Construir uma alternativa revolucionária para as mulheres e os setores oprimidos!

É indiscutível que a nossa luta diária por direitos e contra todo ataque é fundamental, para pressionarmos e mantermos o mínimo de segurança que temos no interior dessa sociedade capitalista e da luta de classes, porém, se não tivermos no nosso horizonte um projeto de uma sociedade que irá superar definitivamente esse sistema, não é possível imaginarmos uma vitória permanente.

O sistema capitalista, com suas desigualdades e exploração, gera uma realidade onde os direitos conquistados são constantemente ameaçados e revertidos. Um exemplo disso é o PL do estupro, que tenta retirar uma das lutas mais antigas do movimento que é o aborto legal, sendo que mesmo o que se tem antes da PL é insuficiente, por não ser amplo e irrestrito. Mesmo as reivindicações mínimas são negadas e os direitos democráticos são retirados no capitalismo. Por isso, os avanços que conseguimos ao longo dos anos são conquistados com nossa árdua luta e estão sempre sujeitos a retrocessos. A conquista de direitos é um processo contínuo de pressão, e sem uma visão mais ampla e um projeto revolucionário que vá muito além das medidas paliativas, a nossa liberdade e segurança estão constantemente ameaçadas. 
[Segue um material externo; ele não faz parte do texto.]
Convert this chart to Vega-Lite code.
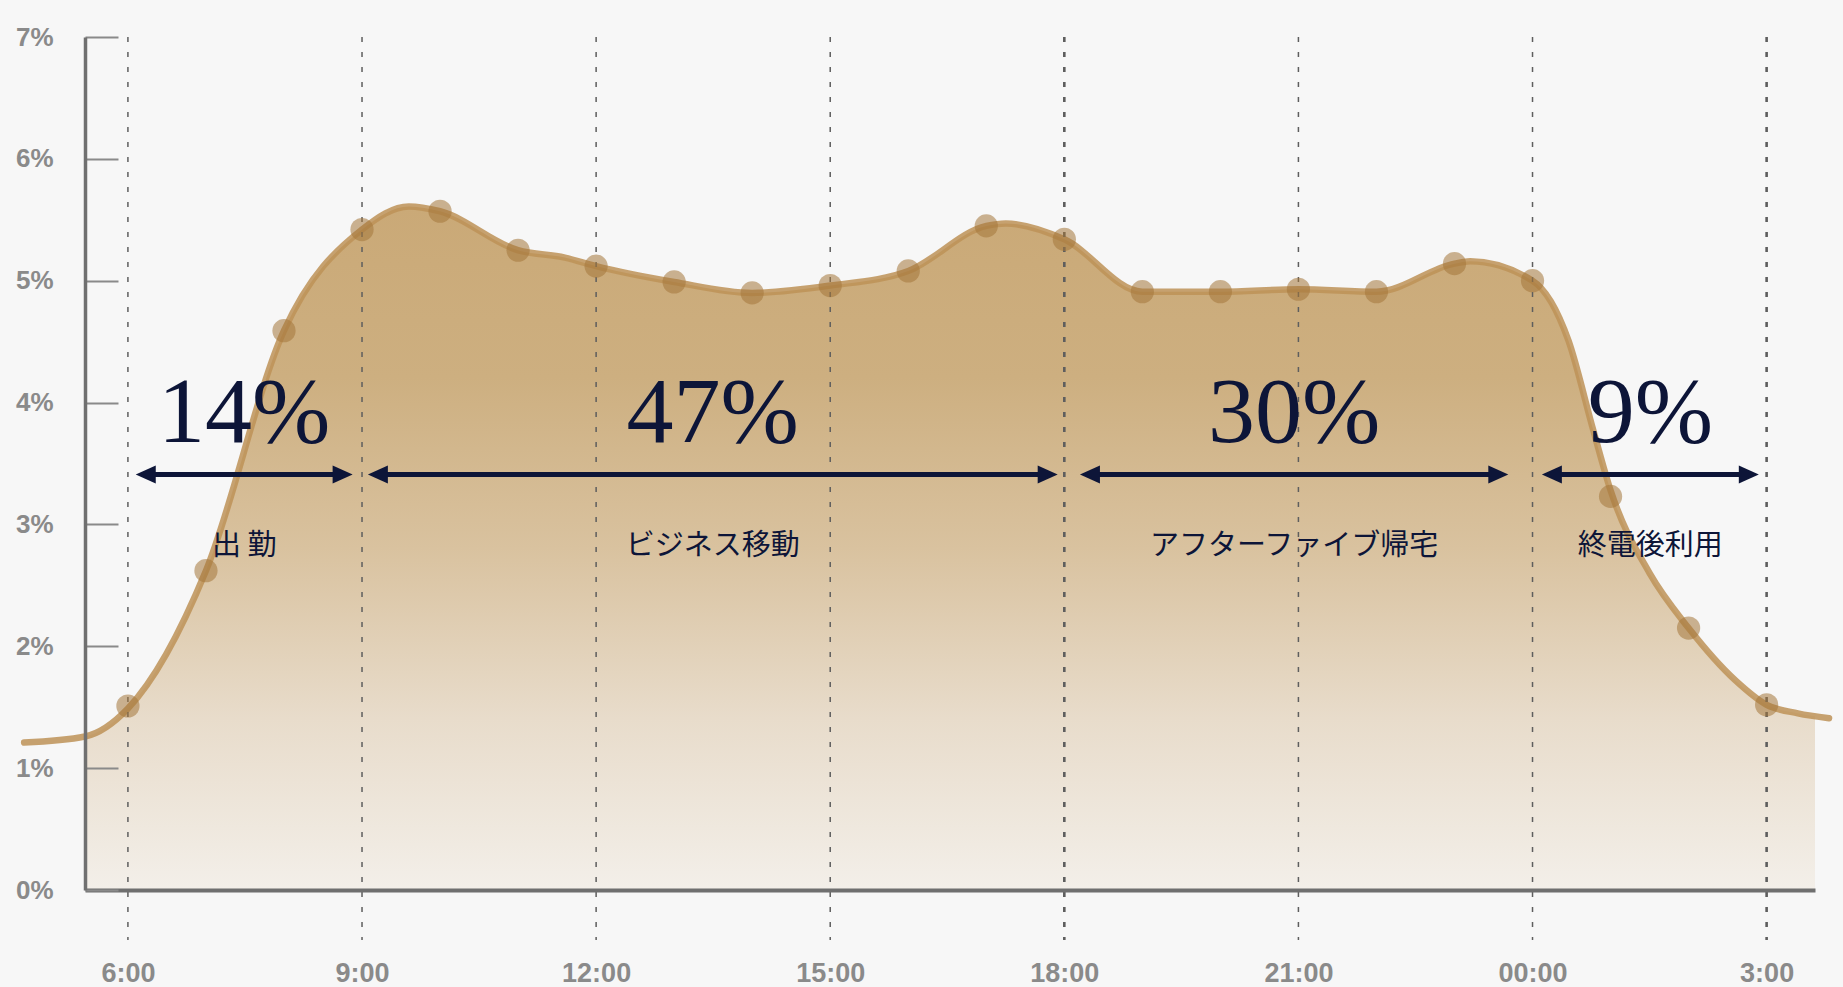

Por isso a importância da auto organização dos setores oprimidos, comprometidos com a luta da classe trabalhadora, para que continuemos lutando por direitos, mas ao mesmo tempo construirmos uma alternativa revolucionária sem nenhuma confiança em governos e nas reitorias, para que não vejamos nas medidas institucionais e de concessão mínima, que só mitigam o nosso sofrimento por tempo indeterminado, uma saída para nossa libertação.